The way Co-Founder and CEO K Young described it to me during a recent call, Mortar Data resides in the big data nether region between infrastructure and visualization. It’s an area, he said, where companies still need skilled people to run good analytics jobs, but where the skills to manage the requisite big data environments tend to be lacking. The result is that some companies either aren’t adopting Hadoop or aren’t fully utilizing it.

It’s something Young and his co-founders experienced during their shared past life at Wireless Generation. Hadoop was a godsend because it let the team scale the data pipelines it was building, but they learned fast that operating an optimally functioning Hadoop cluster is hard. Where it solved one problem, Young noted, it created a new one.

And so came the idea for Mortar Data: Solve the Hadoop management and deployment “so [users] can be using Hadoop productively in an hour.” Actually, the company’s homepage points out, “[I]f you’re familiar with Pig, it’s more like 6 minutes.”

Although its uses Amazon EC2 for processing and Amazon S3 for storage, Mortar Data differs from Amazon’s Elastic MapReduce, or services like Sungard’s new Unified Analytics Solution, on the development side. Rather than requiring users to write complicated MapReduce jobs, Mortar Data lets them run Hadoop jobs using a custom-built combination of Python and the SQL-like Pig language. In that regard, Mortar Data is more akin to the Infochimps Platform, which offers its own Wukong tool for creating Hadoop jobs with Ruby scripts.

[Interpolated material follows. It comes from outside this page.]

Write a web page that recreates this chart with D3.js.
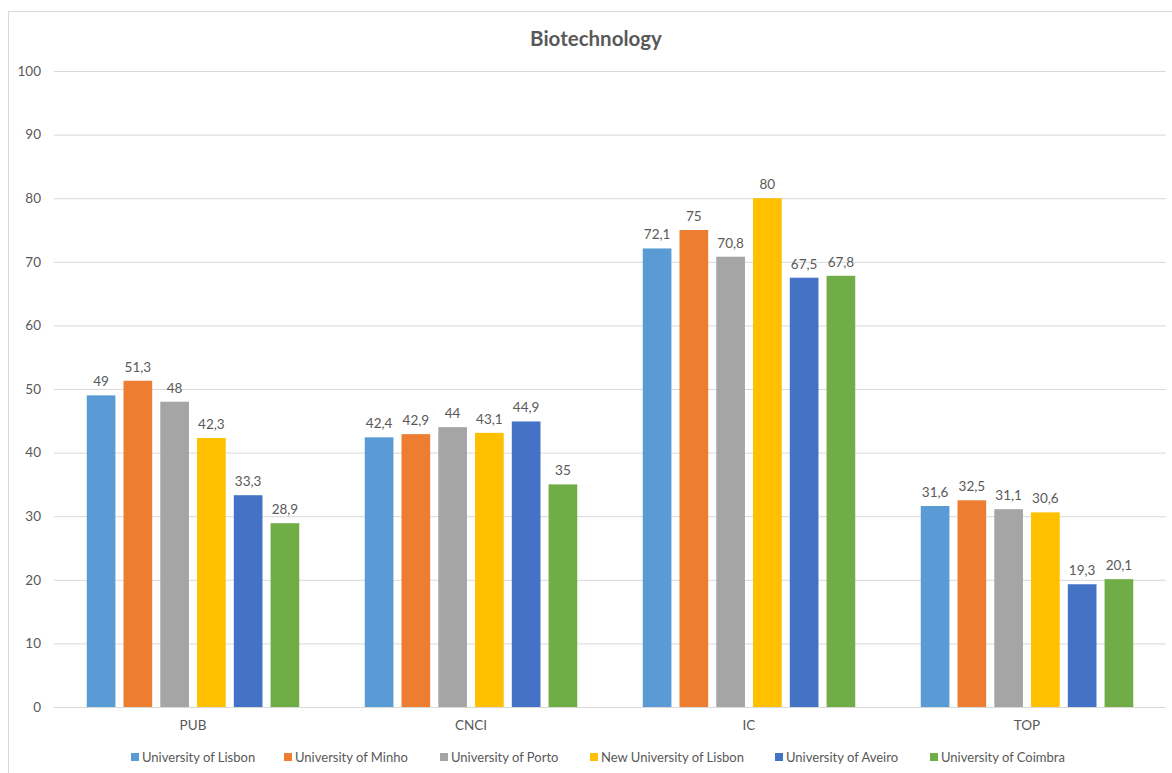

Mortar Data scored its first paying customer about six weeks ago after forming in August, Young said, and now counts a number of users, primarily in the advertising, mobile and web spaces where companies have lots of unstructured data and already use Amazon S3.

As great as it might sound, though, Young isn’t short-sighted enough to think Mortar Data has created the perfect Hadoop service. No one cares if you just process data and put the results in S3, he said, users will demand services to make it easy to get data out of Hadoop and “into something [they] can use.” With that in mind, the company is undertaking a partnership strategy with third-party analytics and visualization companies.

It also has had requests to make its software run on companies’ on-premise Hadoop clusters. There’s definitely a value in doing that for large-enough customers, Young acknowledged, but Mortar Data is too young to expand into the software-provider space just yet: “We’re denying those requests right now.”